GIVEN TASK: Extract everything from the first line through the line with "const dirTicks = [150, 155, 160, 165, 170, 175];", both ends included, except for any pictures.

▼

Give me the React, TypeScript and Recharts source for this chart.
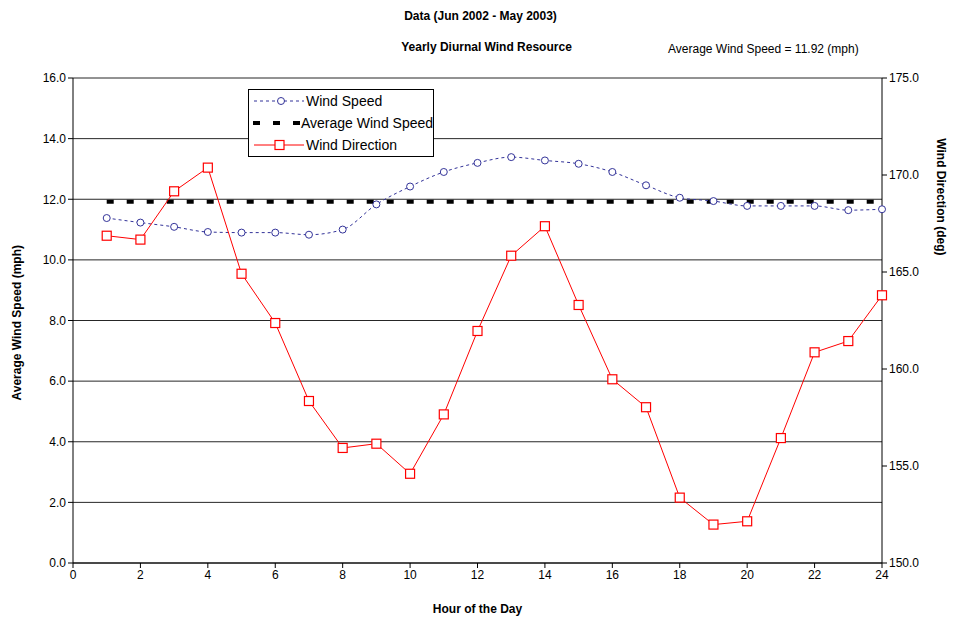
import { LineChart, Line, XAxis, YAxis, CartesianGrid } from 'recharts';

const hours = [1, 2, 3, 4, 5, 6, 7, 8, 9, 10, 11, 12, 13, 14, 15, 16, 17, 18, 19, 20, 21, 22, 23, 24];
const windSpeed = [11.38, 11.23, 11.09, 10.92, 10.9, 10.9, 10.83, 11.0, 11.83, 12.42, 12.9, 13.2, 13.39, 13.28, 13.17, 12.9, 12.46, 12.05, 11.94, 11.78, 11.78, 11.78, 11.64, 11.67];
const windDirection = [166.87, 166.67, 169.16, 170.38, 164.91, 162.37, 158.35, 155.93, 156.15, 154.6, 157.66, 161.96, 165.84, 167.36, 163.3, 159.47, 158.03, 153.37, 151.98, 152.15, 156.44, 160.86, 161.44, 163.8];
const avgSpeed = 11.92;
const xTicks = [0, 2, 4, 6, 8, 10, 12, 14, 16, 18, 20, 22, 24];
const speedTicks = [0, 2, 4, 6, 8, 10, 12, 14, 16];
const dirTicks = [150, 155, 160, 165, 170, 175];

const data = hours.map((h, i) => ({
  hour: h,
  speed: windSpeed[i],
  avg: avgSpeed,
  dir: windDirection[i],
}));

const font = '"Liberation Sans", Arial, sans-serif';

const SquareDot = (props: any) => {
  const { cx, cy } = props;
  if (cx == null || cy == null) return null;
  return <rect x={cx - 4.5} y={cy - 4.5} width={9} height={9} fill="#fff" stroke="#ff0000" strokeWidth={1.2} />;
};

const LegendBox = () => (
  <div
    style={{
      position: 'absolute',
      left: 248,
      top: 89,
      width: 186,
      height: 68,
      border: '1px solid #000',
      background: '#fff',
      boxSizing: 'border-box',
      overflow: 'hidden',
      zIndex: 2,
    }}
  >
    <svg width={184} height={66} style={{ display: 'block' }}>
      <line x1={5} y1={11} x2={55} y2={11} stroke="#333399" strokeDasharray="3 3" />
      <circle cx={32} cy={11} r={3.5} fill="#fff" stroke="#333399" />
      <text x={57} y={16} fontSize={14} fontFamily={font}>Wind Speed</text>
      <line x1={4} y1={33} x2={57} y2={33} stroke="#000" strokeWidth={4} strokeDasharray="7 13" />
      <text x={52} y={38} fontSize={14} fontFamily={font}>Average Wind Speed</text>
      <line x1={5} y1={55} x2={55} y2={55} stroke="#ff0000" />
      <rect x={26} y={50.5} width={9} height={9} fill="#fff" stroke="#ff0000" strokeWidth={1.2} />
      <text x={57} y={60} fontSize={14} fontFamily={font}>Wind Direction</text>
    </svg>
  </div>
);

export default function App() {
  return (
    <div style={{ position: 'absolute', left: 0, top: 0, width: 953, height: 619, background: '#fff', fontFamily: font }}>
      <div style={{ position: 'absolute', left: 0, width: 953, top: 9, textAlign: 'center', fontSize: 12, fontWeight: 'bold', paddingLeft: 4 }}>
        Data (Jun 2002 - May 2003)
      </div>
      <div style={{ position: 'absolute', left: 0, width: 953, top: 40, textAlign: 'center', fontSize: 12, fontWeight: 'bold', paddingLeft: 10 }}>
        Yearly Diurnal Wind Resource
      </div>
      <div style={{ position: 'absolute', left: 668, top: 42, fontSize: 12 }}>Average Wind Speed = 11.92 (mph)</div>
      <LegendBox />
      <LineChart width={953} height={619} data={data} margin={{ top: 78, right: 26, bottom: 26, left: 28 }}>
        <CartesianGrid horizontal vertical={false} stroke="#000" strokeOpacity={0.85} yAxisId="left" />
        <XAxis
          dataKey="hour"
          type="number"
          domain={[0, 24]}
          ticks={xTicks}
          interval={0}
          height={30}
          stroke="#000"
          tick={{ fill: '#000', fontSize: 12, fontFamily: font }}
          tickSize={5}
          label={{ value: 'Hour of the Day', position: 'insideBottom', offset: -20, fill: '#000', fontSize: 12, fontWeight: 'bold', fontFamily: font }}
        />
        <YAxis
          yAxisId="left"
          domain={[0, 16]}
          ticks={speedTicks}
          interval={0}
          width={45}
          stroke="#000"
          tickFormatter={(v: number) => v.toFixed(1)}
          tick={{ fill: '#000', fontSize: 12, fontFamily: font }}
          tickSize={5}
          label={{ value: 'Average Wind Speed (mph)', angle: -90, position: 'insideLeft', offset: -11, dy: 80, fill: '#000', fontSize: 12, fontWeight: 'bold', fontFamily: font }}
        />
        <YAxis
          yAxisId="right"
          orientation="right"
          domain={[150, 175]}
          ticks={dirTicks}
          interval={0}
          width={45}
          stroke="#000"
          tickFormatter={(v: number) => v.toFixed(1)}
          tick={{ fill: '#000', fontSize: 12, fontFamily: font }}
          tickSize={5}
          label={{ value: 'Wind Direction (deg)', angle: 90, position: 'insideRight', offset: -14, dy: -65, fill: '#000', fontSize: 12, fontWeight: 'bold', fontFamily: font }}
        />
        <Line
          yAxisId="left"
          dataKey="avg"
          type="linear"
          stroke="#000"
          strokeWidth={4}
          strokeDasharray="7 13"
          dot={false}
          isAnimationActive={false}
        />
        <Line
          yAxisId="left"
          dataKey="speed"
          type="monotone"
          stroke="#333399"
          strokeWidth={1}
          strokeDasharray="3 3"
          dot={{ r: 3.5, fill: '#fff', stroke: '#333399', strokeWidth: 1, strokeDasharray: '' }}
          isAnimationActive={false}
        />
        <Line
          yAxisId="right"
          dataKey="dir"
          type="linear"
          stroke="#ff0000"
          strokeWidth={1}
          dot={<SquareDot />}
          isAnimationActive={false}
        />
      </LineChart>
    </div>
  );
}
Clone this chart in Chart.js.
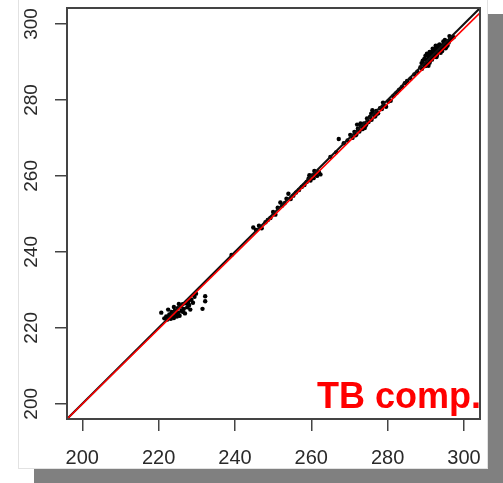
<!DOCTYPE html>
<html>
<head>
<meta charset="utf-8">
<script src="https://cdn.jsdelivr.net/npm/chart.js@4"></script>
<style>
  html, body { margin: 0; padding: 0; background: #ffffff; }
  body { width: 503px; height: 483px; position: relative; overflow: hidden; }
  #card { position: absolute; left: 18px; top: -2px; width: 468px; height: 469px;
          background: #ffffff; border: 1px solid #e2e2e2; box-shadow: 16px 16px 0 #808080; }
  #c { position: absolute; left: 0; top: 0; }
</style>
</head>
<body>
<div id="card"></div>
<canvas id="c" width="503" height="483"></canvas>
<script>
// Observed vs computed brightness temperature (K)
const measuredTB = [
  220.7,221.5,222.0,222.3,222.8,223.0,223.4,223.8,224.0,224.3,224.6,225.0,225.2,225.5,225.8,226.0,226.3,226.6,226.9,227.2,227.5,227.8,228.0,228.3,228.6,229.0,229.4,229.8,231.5,232.2,232.2,224.0,225.3,222.5,223.2,224.8,226.4,227.9,
  239.1,244.8,245.5,246.3,247.0,248.0,248.6,249.3,250.0,250.6,251.2,251.9,252.4,253.0,253.5,254.0,254.6,255.3,256.0,256.8,257.5,258.2,258.8,259.3,259.8,260.2,260.6,261.0,261.5,262.0,262.4,259.5,260.8,
  265.0,266.5,267.2,268.5,269.5,270.2,270.8,271.3,271.8,272.2,272.6,273.0,273.4,273.8,274.2,274.6,275.0,275.4,275.8,276.2,276.6,277.0,277.5,278.0,278.5,279.0,279.6,280.2,280.8,281.5,282.3,283.0,283.8,284.5,285.1,272.0,274.0,276.0,
  271.6,272.9,274.4,275.7,277.3,278.8,273.6,276.8,
  286.0,287.0,287.8,288.6,289.0,289.4,289.8,290.1,290.4,290.8,291.1,291.4,291.7,292.0,292.3,292.6,292.9,293.2,293.5,293.8,294.1,294.4,294.7,295.0,295.3,295.6,296.0,296.4,296.8,297.3,290.5,291.5,292.5,293.5,289.2,294.6,295.4,292.8,291.0,
  289.6,290.2,290.9,291.6,292.2,292.9,293.6,294.3,295.0,295.7,290.0,291.2,292.4,293.1,294.0,294.9,288.9,296.2,
  290.3,291.0,291.8,289.9,292.6,293.9,290.7,295.2
];
const computedTB = [
  224.0,222.5,223.0,222.2,223.5,222.8,224.2,223.1,222.6,224.6,223.7,225.2,224.0,223.2,225.6,224.5,226.2,225.0,223.8,226.5,225.4,227.0,226.0,224.8,227.4,226.6,228.2,229.0,225.0,227.0,228.3,225.5,226.3,224.8,222.4,223.0,224.2,225.9,
  239.2,246.4,245.8,246.9,246.2,247.8,248.4,248.9,250.5,249.8,251.6,253.0,252.2,252.8,254.0,255.3,253.9,254.8,255.6,256.3,257.1,257.6,258.4,259.3,258.8,260.1,259.4,260.6,260.0,261.0,260.4,260.2,261.3,
  265.0,266.2,269.7,268.6,269.3,270.8,270.0,271.6,270.9,272.4,271.7,273.1,272.3,273.8,273.2,275.1,274.2,275.6,274.8,276.3,275.6,277.1,276.5,277.8,277.6,278.6,278.2,279.6,279.8,281.0,281.8,282.6,283.4,284.4,285.0,273.5,272.6,277.3,
  270.7,273.8,273.5,276.4,276.4,279.3,272.6,275.8,
  285.6,286.7,287.4,288.6,288.2,289.5,288.9,290.6,289.6,291.2,290.3,291.8,290.9,292.3,291.5,292.8,292.0,293.4,292.7,293.9,293.2,294.4,293.8,295.0,294.4,295.4,295.1,295.9,296.2,296.5,291.8,292.6,293.6,294.4,290.3,295.4,294.0,291.3,289.8,
  290.8,289.3,292.2,290.6,293.3,291.7,294.6,292.9,295.8,294.3,289.0,291.0,291.4,294.2,293.0,294.0,289.7,296.8,
  292.2,292.6,293.5,291.6,294.3,292.4,289.0,293.6
];
const axisMin = 196.0;
const axisMax = 304.2;
const tickValues = [200, 220, 240, 260, 280, 300];
const identityX = [196.0, 304.2];
const identityY = [196.0, 304.2];
const fitX = [196.0, 304.2];
const fitY = [196.0, 302.9];
const annotationText = 'TB comp.';

const pts = measuredTB.map((x, i) => ({ x: x, y: computedTB[i] }));
const idPts = identityX.map((x, i) => ({ x: x, y: identityY[i] }));
const fitPts = fitX.map((x, i) => ({ x: x, y: fitY[i] }));

const frameColor = '#444444';
const labelColor = '#2a2a2a';
const fontFamily = '"Liberation Sans", Arial, Helvetica, sans-serif';

const framePlugin = {
  id: 'frame',
  afterDraw(chart) {
    const a = chart.chartArea, ctx = chart.ctx;
    ctx.save();
    ctx.strokeStyle = frameColor;
    ctx.lineWidth = 2;
    ctx.strokeRect(a.left, a.top, a.right - a.left, a.bottom - a.top);
    ctx.fillStyle = '#ff0000';
    ctx.font = 'bold 36px ' + fontFamily;
    ctx.textAlign = 'right';
    ctx.textBaseline = 'alphabetic';
    ctx.fillText(annotationText, a.right + 1, 408);
    ctx.restore();
  }
};

function fixTicks(scale) {
  scale.ticks = tickValues.map(v => ({ value: v }));
}

new Chart(document.getElementById('c'), {
  type: 'scatter',
  data: {
    datasets: [
      { data: pts, backgroundColor: '#000000', borderColor: '#000000', pointRadius: 2.2, pointHoverRadius: 2.2, borderWidth: 0, order: 3 },
      { type: 'line', data: idPts, borderColor: '#111111', borderWidth: 2, pointRadius: 0, fill: false, order: 2 },
      { type: 'line', data: fitPts, borderColor: '#ff0000', borderWidth: 1.6, pointRadius: 0, fill: false, order: 1 }
    ]
  },
  options: {
    responsive: false,
    animation: false,
    events: [],
    layout: { padding: { top: 8, right: 23, left: 0, bottom: 0 } },
    plugins: { legend: { display: false }, tooltip: { enabled: false } },
    scales: {
      x: {
        type: 'linear', min: axisMin, max: axisMax,
        afterBuildTicks: fixTicks,
        afterFit(s) { s.height = 64; s.paddingLeft = 0; s.paddingRight = 0; },
        border: { display: false },
        grid: { drawOnChartArea: false, drawTicks: true, tickLength: 12, color: frameColor, lineWidth: 1.5 },
        ticks: { color: labelColor, padding: 15, maxRotation: 0, font: { family: fontFamily, size: 20 } }
      },
      y: {
        type: 'linear', min: axisMin, max: axisMax,
        afterBuildTicks: fixTicks,
        afterFit(s) { s.width = 67; s.paddingTop = 0; s.paddingBottom = 0; },
        border: { display: false },
        grid: { drawOnChartArea: false, drawTicks: true, tickLength: 12, color: frameColor, lineWidth: 1.5 },
        ticks: { color: labelColor, padding: 7, minRotation: 90, maxRotation: 90, crossAlign: 'center',
                 font: { family: fontFamily, size: 19 } }
      }
    }
  },
  plugins: [framePlugin]
});
</script>
</body>
</html>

▲

EXERCISE RESULT:
Give me the React, TypeScript and Recharts source for this chart.
import { LineChart, Line, XAxis, YAxis, CartesianGrid } from 'recharts';

const hours = [1, 2, 3, 4, 5, 6, 7, 8, 9, 10, 11, 12, 13, 14, 15, 16, 17, 18, 19, 20, 21, 22, 23, 24];
const windSpeed = [11.38, 11.23, 11.09, 10.92, 10.9, 10.9, 10.83, 11.0, 11.83, 12.42, 12.9, 13.2, 13.39, 13.28, 13.17, 12.9, 12.46, 12.05, 11.94, 11.78, 11.78, 11.78, 11.64, 11.67];
const windDirection = [166.87, 166.67, 169.16, 170.38, 164.91, 162.37, 158.35, 155.93, 156.15, 154.6, 157.66, 161.96, 165.84, 167.36, 163.3, 159.47, 158.03, 153.37, 151.98, 152.15, 156.44, 160.86, 161.44, 163.8];
const avgSpeed = 11.92;
const xTicks = [0, 2, 4, 6, 8, 10, 12, 14, 16, 18, 20, 22, 24];
const speedTicks = [0, 2, 4, 6, 8, 10, 12, 14, 16];
const dirTicks = [150, 155, 160, 165, 170, 175];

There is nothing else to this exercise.